[Stored data]
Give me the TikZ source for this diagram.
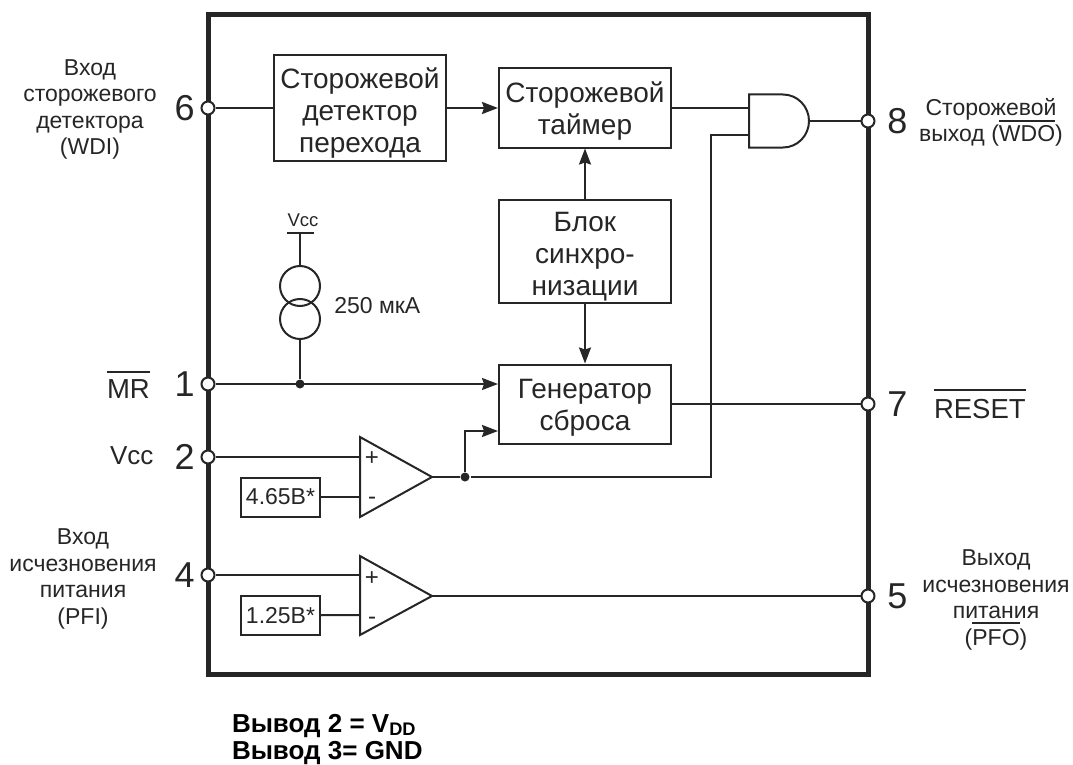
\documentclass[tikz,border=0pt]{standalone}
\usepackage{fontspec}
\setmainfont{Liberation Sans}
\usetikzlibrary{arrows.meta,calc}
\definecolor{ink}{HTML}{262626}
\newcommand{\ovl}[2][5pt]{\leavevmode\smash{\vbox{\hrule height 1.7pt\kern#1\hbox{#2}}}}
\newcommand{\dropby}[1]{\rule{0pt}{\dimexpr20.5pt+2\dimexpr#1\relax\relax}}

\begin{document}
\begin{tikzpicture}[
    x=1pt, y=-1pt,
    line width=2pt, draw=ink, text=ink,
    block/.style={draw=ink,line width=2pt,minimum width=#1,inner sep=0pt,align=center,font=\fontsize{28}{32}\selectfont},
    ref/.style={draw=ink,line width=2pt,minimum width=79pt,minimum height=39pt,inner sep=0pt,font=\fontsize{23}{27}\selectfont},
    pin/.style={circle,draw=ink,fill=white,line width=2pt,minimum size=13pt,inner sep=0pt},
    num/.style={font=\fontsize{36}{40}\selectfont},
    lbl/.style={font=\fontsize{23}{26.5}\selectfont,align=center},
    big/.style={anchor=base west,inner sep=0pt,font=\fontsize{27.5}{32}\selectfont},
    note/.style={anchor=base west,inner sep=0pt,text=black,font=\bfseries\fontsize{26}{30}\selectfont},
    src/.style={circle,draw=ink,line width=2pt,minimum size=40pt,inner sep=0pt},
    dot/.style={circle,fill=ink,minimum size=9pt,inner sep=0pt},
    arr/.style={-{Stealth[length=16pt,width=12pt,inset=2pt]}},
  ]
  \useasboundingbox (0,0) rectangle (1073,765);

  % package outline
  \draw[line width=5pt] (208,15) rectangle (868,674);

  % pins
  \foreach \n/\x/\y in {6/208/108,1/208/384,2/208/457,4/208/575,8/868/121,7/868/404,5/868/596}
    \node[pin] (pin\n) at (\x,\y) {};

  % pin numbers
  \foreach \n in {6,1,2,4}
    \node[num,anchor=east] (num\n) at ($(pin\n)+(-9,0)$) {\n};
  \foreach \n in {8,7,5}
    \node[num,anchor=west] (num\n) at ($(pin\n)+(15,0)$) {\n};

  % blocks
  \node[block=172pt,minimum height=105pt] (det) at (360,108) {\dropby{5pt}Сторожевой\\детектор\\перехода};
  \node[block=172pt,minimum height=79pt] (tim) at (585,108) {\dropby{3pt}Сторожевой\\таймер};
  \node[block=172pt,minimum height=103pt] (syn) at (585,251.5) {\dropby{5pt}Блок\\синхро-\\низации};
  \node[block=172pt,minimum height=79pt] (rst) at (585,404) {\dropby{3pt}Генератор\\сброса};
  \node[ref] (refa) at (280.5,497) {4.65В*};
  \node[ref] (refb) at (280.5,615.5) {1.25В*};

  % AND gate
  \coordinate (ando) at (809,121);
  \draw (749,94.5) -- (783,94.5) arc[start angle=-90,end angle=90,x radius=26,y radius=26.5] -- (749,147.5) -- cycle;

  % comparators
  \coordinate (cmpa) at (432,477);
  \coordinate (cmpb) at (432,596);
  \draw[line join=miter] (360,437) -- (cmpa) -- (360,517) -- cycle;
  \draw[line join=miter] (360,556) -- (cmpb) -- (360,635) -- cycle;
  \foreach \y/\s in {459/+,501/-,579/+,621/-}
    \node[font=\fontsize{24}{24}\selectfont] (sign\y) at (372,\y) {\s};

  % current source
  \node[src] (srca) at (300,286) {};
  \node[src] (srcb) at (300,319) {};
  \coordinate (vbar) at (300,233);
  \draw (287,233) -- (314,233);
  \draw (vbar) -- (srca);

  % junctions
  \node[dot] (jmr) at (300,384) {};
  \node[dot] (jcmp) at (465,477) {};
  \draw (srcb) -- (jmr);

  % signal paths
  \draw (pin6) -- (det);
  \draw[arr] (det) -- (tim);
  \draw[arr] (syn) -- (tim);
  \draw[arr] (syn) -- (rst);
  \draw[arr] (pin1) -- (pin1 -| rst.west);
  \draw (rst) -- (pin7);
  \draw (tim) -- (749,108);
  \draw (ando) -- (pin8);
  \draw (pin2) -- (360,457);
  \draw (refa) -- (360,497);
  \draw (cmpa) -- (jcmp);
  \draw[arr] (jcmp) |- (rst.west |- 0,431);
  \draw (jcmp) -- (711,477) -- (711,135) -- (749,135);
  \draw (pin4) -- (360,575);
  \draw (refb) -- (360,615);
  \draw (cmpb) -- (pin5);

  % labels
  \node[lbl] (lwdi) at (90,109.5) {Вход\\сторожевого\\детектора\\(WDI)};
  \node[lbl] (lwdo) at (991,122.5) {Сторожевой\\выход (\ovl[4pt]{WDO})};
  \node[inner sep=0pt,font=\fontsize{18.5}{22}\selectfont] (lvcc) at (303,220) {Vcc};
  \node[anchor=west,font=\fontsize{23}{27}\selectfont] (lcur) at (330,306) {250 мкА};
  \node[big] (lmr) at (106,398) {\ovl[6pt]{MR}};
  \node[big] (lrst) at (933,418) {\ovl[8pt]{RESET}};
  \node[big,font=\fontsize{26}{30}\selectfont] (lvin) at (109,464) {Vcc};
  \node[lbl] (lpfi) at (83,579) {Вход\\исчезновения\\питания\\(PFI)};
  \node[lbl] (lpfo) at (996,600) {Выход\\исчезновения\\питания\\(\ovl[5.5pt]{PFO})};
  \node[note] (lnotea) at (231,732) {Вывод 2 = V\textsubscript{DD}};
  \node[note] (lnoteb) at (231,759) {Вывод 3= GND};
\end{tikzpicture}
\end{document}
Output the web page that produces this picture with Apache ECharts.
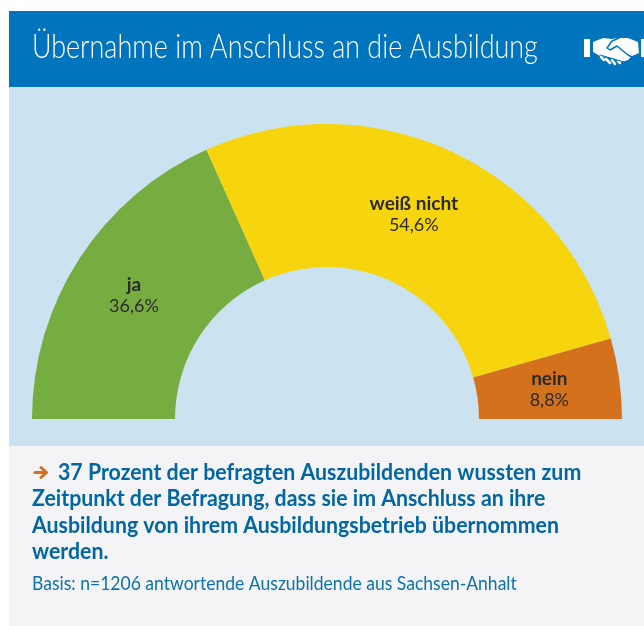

[Work to be completed] Extract the lines exactly, please: the first line of the listing, the line with "(208,15) rectangle (868,674);", and every line between them, but no pictures.

[Complete output]
Give me the TikZ source for this diagram.
\documentclass[tikz,border=0pt]{standalone}
\usepackage{fontspec}
\setmainfont{Liberation Sans}
\usetikzlibrary{arrows.meta,calc}
\definecolor{ink}{HTML}{262626}
\newcommand{\ovl}[2][5pt]{\leavevmode\smash{\vbox{\hrule height 1.7pt\kern#1\hbox{#2}}}}
\newcommand{\dropby}[1]{\rule{0pt}{\dimexpr20.5pt+2\dimexpr#1\relax\relax}}

\begin{document}
\begin{tikzpicture}[
    x=1pt, y=-1pt,
    line width=2pt, draw=ink, text=ink,
    block/.style={draw=ink,line width=2pt,minimum width=#1,inner sep=0pt,align=center,font=\fontsize{28}{32}\selectfont},
    ref/.style={draw=ink,line width=2pt,minimum width=79pt,minimum height=39pt,inner sep=0pt,font=\fontsize{23}{27}\selectfont},
    pin/.style={circle,draw=ink,fill=white,line width=2pt,minimum size=13pt,inner sep=0pt},
    num/.style={font=\fontsize{36}{40}\selectfont},
    lbl/.style={font=\fontsize{23}{26.5}\selectfont,align=center},
    big/.style={anchor=base west,inner sep=0pt,font=\fontsize{27.5}{32}\selectfont},
    note/.style={anchor=base west,inner sep=0pt,text=black,font=\bfseries\fontsize{26}{30}\selectfont},
    src/.style={circle,draw=ink,line width=2pt,minimum size=40pt,inner sep=0pt},
    dot/.style={circle,fill=ink,minimum size=9pt,inner sep=0pt},
    arr/.style={-{Stealth[length=16pt,width=12pt,inset=2pt]}},
  ]
  \useasboundingbox (0,0) rectangle (1073,765);

  % package outline
  \draw[line width=5pt] (208,15) rectangle (868,674);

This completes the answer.